Filme sobre el bailarín cubano Carlos Acosta, su vida, leyenda de la danza y primer bailarín negro en interpretar algunos de los papeles más famosos del ballet, originariamente escritos para blancos.
La música de Alberto Iglesias es, per se, casi siempre exquisita y muy personal. Por eso, cuando se le pide música para números de danza, que va a quedar totalmente expuesta y protagonista en sus escenas, es previsible que su creación sea buena... ¡a quién se le ocurriría hacerle el encargo a un mal compositor que arruinase el filme!
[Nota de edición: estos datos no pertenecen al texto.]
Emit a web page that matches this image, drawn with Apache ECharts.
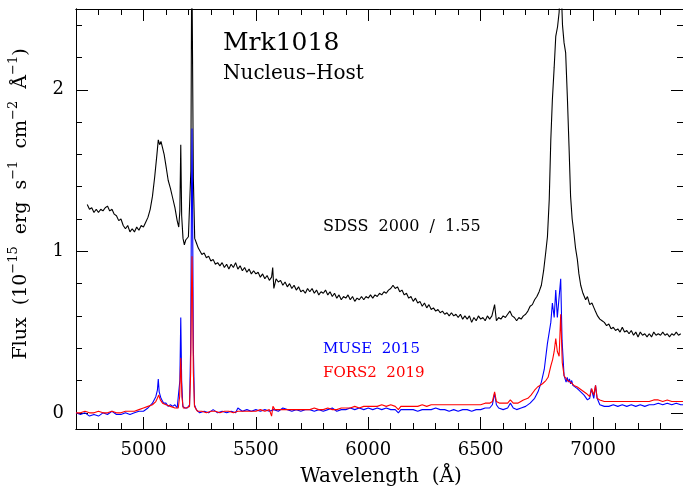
<!DOCTYPE html>
<html><head><meta charset="utf-8">
<script src="https://cdn.jsdelivr.net/npm/echarts@6/dist/echarts.min.js"></script>
<style>html,body{margin:0;padding:0;background:#fff}#c{width:683px;height:488px}</style>
</head><body><div id="c"></div>
<script>
// ---- data (wavelength in Å, flux in 1e-15 erg/s/cm2/Å) ----
const sdssWave = [4750,4760,4770,4780,4790,4800,4810,4820,4830,4840,4850,4860,4870,4880,4890,4900,4910,4920,4930,4940,4950,4960,4970,4980,4990,5000,5010,5020,5030,5040,5050,5060,5066,5072,5078,5085,5092,5100,5110,5120,5130,5140,5150,5157,5162,5166,5170,5176,5182,5188,5194,5200,5206,5211,5215,5218,5222,5228,5236,5244,5250,5260,5270,5280,5290,5300,5310,5320,5330,5340,5350,5360,5370,5380,5390,5400,5410,5420,5430,5440,5450,5460,5470,5480,5490,5500,5510,5520,5530,5540,5550,5560,5570,5575,5580,5590,5600,5610,5620,5630,5640,5650,5660,5670,5680,5690,5700,5710,5720,5730,5740,5750,5760,5770,5780,5790,5800,5810,5820,5830,5840,5850,5860,5870,5880,5890,5900,5910,5920,5930,5940,5950,5960,5970,5980,5990,6000,6010,6020,6030,6040,6050,6060,6070,6080,6090,6100,6110,6120,6130,6140,6150,6160,6170,6180,6190,6200,6210,6220,6230,6240,6250,6260,6270,6280,6290,6300,6310,6320,6330,6340,6350,6360,6370,6380,6390,6400,6410,6420,6430,6440,6450,6460,6470,6480,6490,6500,6510,6520,6530,6540,6550,6562,6570,6580,6590,6600,6610,6620,6630,6640,6650,6660,6670,6680,6690,6700,6710,6720,6730,6740,6750,6760,6770,6780,6790,6797,6805,6812,6819,6827,6834,6842,6849,6853,6858,6864,6871,6878,6886,6893,6900,6907,6915,6922,6930,6937,6945,6955,6967,6975,6985,6995,7004,7010,7020,7030,7040,7050,7060,7070,7080,7090,7100,7110,7120,7130,7140,7150,7160,7170,7180,7190,7200,7210,7220,7230,7240,7250,7260,7270,7280,7290,7300,7310,7320,7330,7340,7350,7360,7370,7380,7390];
const sdssFlux = [1.29,1.26,1.27,1.24,1.26,1.24,1.26,1.25,1.27,1.28,1.25,1.26,1.23,1.22,1.19,1.20,1.16,1.14,1.16,1.12,1.14,1.12,1.15,1.13,1.16,1.15,1.18,1.21,1.26,1.34,1.46,1.60,1.69,1.66,1.68,1.64,1.60,1.53,1.44,1.39,1.33,1.27,1.19,1.15,1.25,1.66,1.22,1.08,1.04,1.07,1.06,1.09,1.10,1.50,2.90,2.90,1.45,1.08,1.05,1.02,1.01,0.98,0.99,0.96,0.97,0.94,0.95,0.92,0.93,0.91,0.93,0.90,0.92,0.89,0.92,0.90,0.93,0.89,0.91,0.88,0.90,0.87,0.89,0.86,0.88,0.86,0.87,0.84,0.86,0.83,0.85,0.82,0.84,0.90,0.77,0.83,0.81,0.82,0.79,0.81,0.78,0.80,0.77,0.79,0.76,0.78,0.75,0.76,0.74,0.77,0.75,0.77,0.74,0.76,0.73,0.75,0.74,0.76,0.73,0.75,0.72,0.74,0.71,0.73,0.70,0.72,0.71,0.73,0.70,0.72,0.69,0.71,0.70,0.72,0.70,0.72,0.71,0.73,0.71,0.73,0.72,0.74,0.73,0.75,0.74,0.76,0.77,0.79,0.77,0.78,0.75,0.76,0.73,0.74,0.71,0.72,0.69,0.71,0.68,0.69,0.66,0.68,0.65,0.67,0.64,0.65,0.63,0.64,0.62,0.63,0.61,0.62,0.60,0.62,0.60,0.61,0.59,0.61,0.58,0.60,0.58,0.60,0.56,0.59,0.57,0.60,0.58,0.59,0.57,0.60,0.58,0.60,0.67,0.57,0.59,0.58,0.60,0.59,0.61,0.63,0.60,0.59,0.57,0.59,0.58,0.60,0.61,0.63,0.66,0.67,0.70,0.72,0.75,0.79,0.88,1.00,1.09,1.32,1.69,1.94,2.14,2.33,2.39,2.48,2.62,2.64,2.40,2.29,2.23,1.94,1.65,1.34,1.20,1.11,1.02,0.95,0.86,0.79,0.74,0.70,0.72,0.67,0.68,0.65,0.63,0.60,0.58,0.57,0.56,0.54,0.55,0.52,0.53,0.51,0.52,0.50,0.53,0.50,0.51,0.49,0.51,0.48,0.50,0.47,0.50,0.48,0.49,0.47,0.49,0.47,0.50,0.48,0.49,0.48,0.50,0.48,0.49,0.47,0.49,0.48,0.50,0.48,0.49];

const museWave = [4700,4720,4740,4760,4780,4800,4820,4840,4860,4880,4900,4920,4940,4960,4980,5000,5020,5040,5055,5062,5066,5070,5078,5090,5100,5110,5120,5130,5140,5150,5158,5162,5166,5170,5175,5185,5195,5205,5210,5214,5216,5218,5222,5227,5235,5250,5270,5290,5310,5330,5350,5370,5390,5410,5420,5440,5460,5480,5500,5520,5540,5560,5580,5600,5620,5640,5660,5680,5700,5720,5740,5760,5780,5800,5820,5840,5860,5880,5900,5920,5940,5960,5980,6000,6020,6040,6060,6080,6100,6120,6134,6145,6160,6180,6200,6220,6240,6260,6280,6300,6320,6340,6360,6380,6400,6420,6440,6460,6480,6500,6520,6540,6552,6562,6570,6580,6600,6620,6632,6645,6660,6680,6700,6720,6740,6755,6770,6783,6797,6812,6819,6827,6834,6841,6848,6856,6862,6871,6875,6880,6885,6890,6895,6900,6905,6910,6915,6930,6945,6960,6975,6985,6992,7003,7011,7018,7030,7050,7070,7090,7110,7130,7150,7170,7190,7210,7230,7250,7270,7290,7310,7330,7350,7370,7390,7400];
const museFlux = [0.00,-0.01,0.00,-0.02,-0.01,-0.02,0.00,-0.01,0.01,-0.01,-0.01,0.00,-0.01,0.00,0.01,0.01,0.03,0.06,0.10,0.14,0.21,0.13,0.09,0.06,0.06,0.04,0.05,0.04,0.05,0.03,0.04,0.20,0.59,0.20,0.04,0.03,0.03,0.05,0.40,1.40,1.76,1.40,0.40,0.05,0.02,0.00,0.01,0.00,0.02,0.00,0.01,0.00,0.01,0.00,0.03,0.01,0.02,0.01,0.02,0.01,0.02,0.01,0.02,0.01,0.03,0.02,0.01,0.02,0.01,0.02,0.02,0.01,0.02,0.01,0.02,0.03,0.01,0.02,0.02,0.03,0.02,0.03,0.02,0.03,0.02,0.03,0.02,0.03,0.02,0.02,0.00,0.02,0.02,0.02,0.02,0.01,0.02,0.02,0.02,0.03,0.02,0.02,0.01,0.02,0.01,0.02,0.02,0.01,0.02,0.02,0.03,0.03,0.05,0.12,0.05,0.03,0.02,0.03,0.06,0.03,0.02,0.03,0.04,0.06,0.09,0.13,0.19,0.27,0.43,0.56,0.68,0.59,0.76,0.59,0.58,0.83,0.45,0.23,0.22,0.19,0.22,0.19,0.21,0.18,0.20,0.17,0.18,0.15,0.13,0.11,0.08,0.09,0.15,0.09,0.17,0.09,0.05,0.04,0.04,0.05,0.04,0.05,0.04,0.05,0.04,0.05,0.04,0.05,0.05,0.06,0.05,0.06,0.05,0.06,0.05,0.05];

const forsWave = [4700,4720,4740,4760,4780,4800,4820,4840,4860,4880,4900,4920,4940,4960,4980,5000,5020,5040,5055,5062,5068,5075,5085,5100,5120,5140,5155,5161,5166,5171,5177,5190,5205,5210,5214,5216,5218,5222,5227,5240,5260,5280,5300,5320,5340,5360,5380,5400,5420,5440,5460,5480,5500,5520,5540,5560,5570,5576,5585,5600,5620,5640,5660,5680,5700,5720,5740,5760,5780,5800,5820,5840,5860,5880,5900,5920,5940,5960,5980,6000,6020,6040,6060,6080,6100,6120,6134,6145,6160,6180,6200,6220,6240,6260,6280,6300,6320,6340,6360,6380,6400,6420,6440,6460,6480,6500,6520,6540,6552,6562,6570,6585,6600,6620,6632,6645,6665,6690,6710,6724,6740,6753,6775,6790,6800,6812,6820,6827,6834,6841,6849,6856,6863,6871,6886,6900,6915,6930,6950,6970,6985,6994,7003,7011,7018,7030,7050,7070,7090,7110,7130,7150,7170,7190,7210,7230,7250,7270,7290,7310,7330,7350,7370,7400];
const forsFlux = [0.00,0.00,0.01,0.00,0.00,0.01,0.00,0.00,0.01,0.00,0.00,0.01,0.01,0.01,0.02,0.03,0.04,0.05,0.07,0.09,0.11,0.08,0.06,0.05,0.04,0.03,0.03,0.10,0.34,0.10,0.03,0.03,0.04,0.25,0.80,0.97,0.80,0.25,0.04,0.01,0.01,0.00,0.01,0.01,0.00,0.01,0.01,0.00,0.01,0.01,0.01,0.01,0.01,0.02,0.01,0.02,-0.02,0.04,0.02,0.02,0.02,0.02,0.02,0.02,0.02,0.02,0.02,0.03,0.02,0.02,0.03,0.02,0.02,0.03,0.03,0.03,0.04,0.03,0.04,0.04,0.04,0.04,0.05,0.04,0.05,0.04,0.02,0.04,0.04,0.04,0.04,0.04,0.05,0.04,0.05,0.05,0.05,0.05,0.05,0.05,0.05,0.05,0.05,0.05,0.05,0.05,0.06,0.06,0.07,0.13,0.07,0.06,0.06,0.06,0.08,0.06,0.06,0.08,0.09,0.11,0.14,0.16,0.18,0.20,0.22,0.29,0.33,0.38,0.46,0.38,0.35,0.61,0.31,0.23,0.20,0.19,0.17,0.16,0.14,0.12,0.10,0.15,0.11,0.17,0.09,0.08,0.07,0.07,0.07,0.07,0.07,0.07,0.07,0.07,0.07,0.07,0.07,0.08,0.08,0.07,0.08,0.07,0.07,0.07];

// ---- axis ticks / labels ----
const xMajorTicks = [5000,5500,6000,6500,7000];
const xMinorTicks = [4800,4900,5100,5200,5300,5400,5600,5700,5800,5900,6100,6200,6300,6400,6600,6700,6800,6900,7100,7200,7300];
const yMajorTicks = [0,1,2];
const yMinorTicks = [0.2,0.4,0.6,0.8,1.2,1.4,1.6,1.8,2.2,2.4];

const FONT = 'DejaVu Serif';
const pairs = (w, f) => w.map((x, i) => [x, f[i]]);

function xAx(pos, ticks, len, labels) {
  return { type:'value', position:pos, min:4700, max:7400, gridIndex:0,
    axisLine:{show:true, onZero:false, lineStyle:{color:'#000', width:1}},
    axisTick:{show:true, inside:true, length:len, customValues:ticks, lineStyle:{color:'#000', width:1}},
    axisLabel:{show:labels, customValues:ticks, color:'#000', fontFamily:FONT, fontSize:18, margin:12,
      formatter:(v)=>String(v)},
    splitLine:{show:false}, minorTick:{show:false} };
}
function yAx(pos, ticks, len, labels) {
  return { type:'value', position:pos, min:-0.1, max:2.5, gridIndex:0,
    axisLine:{show:true, onZero:false, lineStyle:{color:'#000', width:1}},
    axisTick:{show:true, inside:true, length:len, customValues:ticks, lineStyle:{color:'#000', width:1}},
    axisLabel:{show:labels, customValues:ticks, color:'#000', fontFamily:FONT, fontSize:18, margin:12,
      formatter:(v)=>String(v)},
    splitLine:{show:false}, minorTick:{show:false} };
}

const chart = echarts.init(document.getElementById('c'), null, {renderer:'canvas'});
chart.setOption({
  animation:false,
  backgroundColor:'#fff',
  grid:{left:76, top:9, width:608, height:420, containLabel:false},
  xAxis:[
    xAx('bottom', xMajorTicks, 12, true),
    xAx('bottom', xMinorTicks, 6, false),
    xAx('top', xMajorTicks, 12, false),
    xAx('top', xMinorTicks, 6, false)
  ],
  yAxis:[
    yAx('left', yMajorTicks, 12, true),
    yAx('left', yMinorTicks, 6, false),
    yAx('right', yMajorTicks, 12, false),
    yAx('right', yMinorTicks, 6, false)
  ],
  series:[
    {type:'line', name:'SDSS 2000 / 1.55', data:pairs(sdssWave, sdssFlux), symbol:'none', clip:true,
     lineStyle:{color:'#000', width:1.1}, z:2},
    {type:'line', name:'MUSE 2015', data:pairs(museWave, museFlux), symbol:'none', clip:true,
     lineStyle:{color:'#0000ff', width:1.1}, z:3},
    {type:'line', name:'FORS2 2019', data:pairs(forsWave, forsFlux), symbol:'none', clip:true,
     lineStyle:{color:'#ff0000', width:1.1}, z:4}
  ],
  graphic:[
    {type:'text', x:223, y:43, style:{text:'Mrk1018', fill:'#000', font:'25px "DejaVu Serif"', align:'left', verticalAlign:'middle', textAlign:'left', textVerticalAlign:'middle'}},
    {type:'text', x:223, y:74, style:{text:'Nucleus–Host', fill:'#000', font:'20px "DejaVu Serif"', align:'left', verticalAlign:'middle', textAlign:'left', textVerticalAlign:'middle'}},
    {type:'text', x:323, y:227, style:{text:'SDSS  2000  /  1.55', fill:'#000', font:'16px "DejaVu Serif"', align:'left', verticalAlign:'middle', textAlign:'left', textVerticalAlign:'middle'}},
    {type:'text', x:323, y:349, style:{text:'MUSE  2015', fill:'#0000ff', font:'15px "DejaVu Serif"', align:'left', verticalAlign:'middle', textAlign:'left', textVerticalAlign:'middle'}},
    {type:'text', x:323, y:373, style:{text:'FORS2  2019', fill:'#ff0000', font:'15px "DejaVu Serif"', align:'left', verticalAlign:'middle', textAlign:'left', textVerticalAlign:'middle'}},
    {type:'text', x:381, y:477, style:{text:'Wavelength  (Å)', fill:'#000', font:'20px "DejaVu Serif"', align:'center', verticalAlign:'middle', textAlign:'center', textVerticalAlign:'middle'}},
    {type:'text', x:19, y:204, rotation:Math.PI/2,
     style:{text:'{n|Flux  (10}{s|−15}{n|  erg  s}{s|−1}{n|  cm}{s|−2}{n|  Å}{s|−1}{n|)}',
       fill:'#000', align:'center', verticalAlign:'middle', textAlign:'center', textVerticalAlign:'middle',
       rich:{ n:{fontFamily:FONT, fontSize:19, fill:'#000', lineHeight:23, verticalAlign:'bottom'},
              s:{fontFamily:FONT, fontSize:13, fill:'#000', lineHeight:23, verticalAlign:'top'} }}}
  ]
});
</script></body></html>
Por tanto, no hay ninguna sorpresa en la delicia, exquisitez y hasta simpatía (estupendo tema psicodélico incluído) de las músicas que en el filme se disponen para que los protagonistas los dancen. Aunque es muy recurrido y en el filme queda algo aparatoso, es interesante cómo la directora conexiona algunas de esas músicas con la historia en flashback origen de los números coreográficos. Pero más allá de eso no hay mucho más: hay abundante música preexistente que, aunque justificada argumental o estéticamente, le resta presencia a la música de Iglesias, y fuera de las danzas apenas tiene relevancia: de hecho, las mejores escenas de la película son las que no tienen su música. Nada malo puede decirse tampoco de estas músicas que se aplican fuera de los bailes, pero son superficiales, dérmicas, incapaces de explicar ni aportar nada que no esté ya evidenciado en el resto del filme. Es buena música, deliciosa y pulcra, pero cinematográficamente poco interesante. Y aún así da gusto encontrársela en la película cuando aparece.